By: J.A.J Aaronson - Updated: 11 Oct 2012 | comments*Discuss
Franchise Choosing A Franchise Franchise

Buying a franchise can be a great way of becoming your own boss. Rather than starting a business from scratch, you have the opportunity to plug into an existing corporate structure with a proven track record of success. Supply issues are likely to be looked after for you and, with any luck, you will have a recognisable brand behind you.

But choosing a franchising opportunity is a difficult task, and many potential franchisees make the wrong decision. Buying into a franchise can be an expensive proposition, and it is therefore imperative that you do sufficient research.

So what should you be looking at when choosing a franchise?


Cost is likely to be a primary factor for most potential franchisees. Buy-in costs can vary significantly, with minimum investments ranging from a couple of thousand pounds to £100,000 and up. Clearly, if you are on a limited budget many franchise opportunities will be closed to you.

Demonstrated ROI

A franchise is an investment and, as a result, you must be confident that you will see a good return. Franchisors (that is, the firm offering the franchising opportunity) should be able to provide details of the average return on investment (ROI) seen by their franchisees. This figure will provide you with a simple metric for comparing opportunities. When all else is equal, the opportunity with the highest average ROI is likely to be the best option.

Is there a tie?

Many franchise arrangements require the franchisee to purchase stock and other items direct from the parent company or their nominee. Sometimes this is the best option, as it means that you can benefit from economies of scale. But, frequently, franchisors bump up the prices they charge their franchisees – meaning that you end up paying over the odds for stock. This is particularly common in the pub industry, and is a leading cause of franchise failure.

Brand power

Many potential franchisees wish to buy into a franchise that provides a powerful brand. This will help to ensure that you have an existing customer base that is loyal to the firm before you have even started.
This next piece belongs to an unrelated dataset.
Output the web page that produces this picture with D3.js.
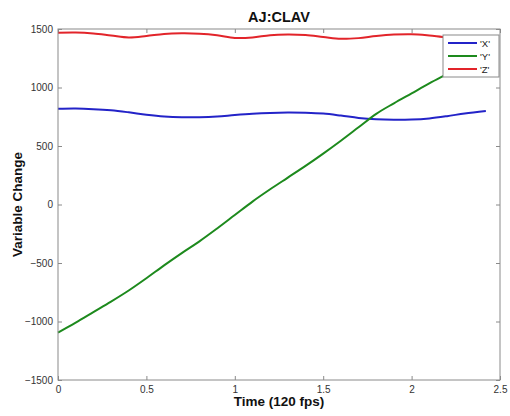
<!DOCTYPE html>
<html>
<head>
<meta charset="utf-8">
<script src="https://cdn.jsdelivr.net/npm/d3@7"></script>
<style>
  body { margin: 0; background: #fff; }
  text { font-family: "Liberation Sans", Arial, sans-serif; }
</style>
</head>
<body>
<div id="chart"></div>
<script>
// time in seconds
var times = [0, 0.1, 0.2, 0.3, 0.4, 0.5, 0.6, 0.7, 0.8, 0.9, 1.0, 1.1, 1.2,
             1.3, 1.4, 1.5, 1.6, 1.7, 1.8, 1.9, 2.0, 2.1, 2.2, 2.3, 2.42];
var xVals = [818, 820, 815, 805, 788, 768, 753, 746, 746, 752, 765, 776, 783,
             786, 784, 777, 760, 740, 728, 724, 726, 736, 755, 778, 800];
var yVals = [-1095, -1010, -920, -830, -735, -630, -520, -415, -315, -205, -90, 25, 130,
             230, 330, 435, 545, 660, 775, 865, 950, 1035, 1115, 1195, 1285];
var zVals = [1468, 1470, 1462, 1445, 1428, 1440, 1458, 1463, 1460, 1447, 1424, 1428, 1447,
             1452, 1448, 1432, 1416, 1422, 1440, 1452, 1455, 1445, 1430, 1432, 1440];
var seriesNames = ["'X'", "'Y'", "'Z'"];
var xTicks = [0, 0.5, 1, 1.5, 2, 2.5];
var yTicks = [-1500, -1000, -500, 0, 500, 1000, 1500];

var colors = ["#2323c8", "#1d8a1d", "#e2242a"];
var series = [xVals, yVals, zVals];

var W = 510, H = 416;
var margin = {top: 29, right: 10, bottom: 36, left: 58};
var width = W - margin.left - margin.right,
    height = H - margin.top - margin.bottom;

var svg = d3.select("#chart").append("svg")
    .attr("width", W)
    .attr("height", H);

var g = svg.append("g")
    .attr("transform", "translate(" + margin.left + "," + margin.top + ")");

var x = d3.scaleLinear().domain([0, 2.5]).range([0, width]);
var y = d3.scaleLinear().domain([-1500, 1500]).range([height, 0]);

g.append("rect")
    .attr("width", width).attr("height", height)
    .attr("fill", "#fff");

// bottom + left axes with labels, ticks pointing in (matlab style)
function styleAxis(sel) {
  sel.select(".domain").remove();
  sel.selectAll("line").attr("stroke", "#8a8a8a");
  sel.selectAll("text").attr("fill", "#333").style("font-size", "10px");
}

g.append("g")
    .attr("transform", "translate(0," + height + ")")
    .call(d3.axisBottom(x).tickValues(xTicks).tickSize(-4).tickPadding(6)
      .tickFormat(d3.format("")))
    .call(styleAxis);

g.append("g")
    .call(d3.axisLeft(y).tickValues(yTicks).tickSize(-4).tickPadding(5)
      .tickFormat(d3.format("")))
    .call(styleAxis);

g.append("g")
    .call(d3.axisTop(x).tickValues(xTicks).tickSize(-4).tickFormat(""))
    .call(styleAxis);

g.append("g")
    .attr("transform", "translate(" + width + ",0)")
    .call(d3.axisRight(y).tickValues(yTicks).tickSize(-4).tickFormat(""))
    .call(styleAxis);

var line = d3.line()
    .x(function(d, i) { return x(times[i]); })
    .y(function(d) { return y(d); })
    .curve(d3.curveCatmullRom);

series.forEach(function(s, k) {
  g.append("path")
      .datum(s)
      .attr("fill", "none")
      .attr("stroke", colors[k])
      .attr("stroke-width", 2)
      .attr("d", line);
});

g.append("rect")
    .attr("width", width).attr("height", height)
    .attr("fill", "none")
    .attr("stroke", "#8a8a8a");

// legend
var leg = g.append("g")
    .attr("transform", "translate(" + (width - 57) + ",6)");
leg.append("rect")
    .attr("width", 56).attr("height", 42)
    .attr("fill", "#fff")
    .attr("stroke", "#8a8a8a");
seriesNames.forEach(function(n, k) {
  var yy = 8 + k * 13;
  leg.append("line")
      .attr("x1", 5).attr("x2", 34)
      .attr("y1", yy).attr("y2", yy)
      .attr("stroke", colors[k]).attr("stroke-width", 2);
  leg.append("text")
      .attr("x", 37).attr("y", yy + 3.5)
      .attr("fill", "#222")
      .style("font-size", "9.5px")
      .text(n);
});

// titles
svg.append("text")
    .attr("x", margin.left + width / 2).attr("y", 22)
    .attr("text-anchor", "middle")
    .style("font-size", "14.5px").style("font-weight", "bold")
    .attr("fill", "#111")
    .text("AJ:CLAV");

svg.append("text")
    .attr("x", margin.left + width / 2).attr("y", 406)
    .attr("text-anchor", "middle")
    .style("font-size", "13.5px").style("font-weight", "bold")
    .attr("fill", "#111")
    .text("Time (120 fps)");

svg.append("text")
    .attr("transform", "translate(22," + (margin.top + height / 2) + ") rotate(-90)")
    .attr("text-anchor", "middle")
    .style("font-size", "13.5px").style("font-weight", "bold")
    .attr("fill", "#111")
    .text("Variable Change");
</script>
</body>
</html>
The best-known franchises, like McDonalds or Snappy Snaps are, of course, the most expensive. If these are out of your price range and you are attracted to lesser-known options, make sure that you do some research first. If the brand is poorly thought of within your target market, you will have a very difficult time turning a profit.

Is there a market?

Finally, it is important to do some market research of your own, to ascertain whether or not there is demand for a particular product or service in your area. Subway, the sandwich chain, is immensely popular in city centres, and their ROI figures reflect this. But is there really a market for a Subway in a leafy Home Counties village? Probably not. You should make sure that you take these geographical concerns into account when making your decision.

Franchising can be a great route to a successful new career. But you must think carefully before choosing your franchise – and do not part with any cash until you are confident that you have made the right choice.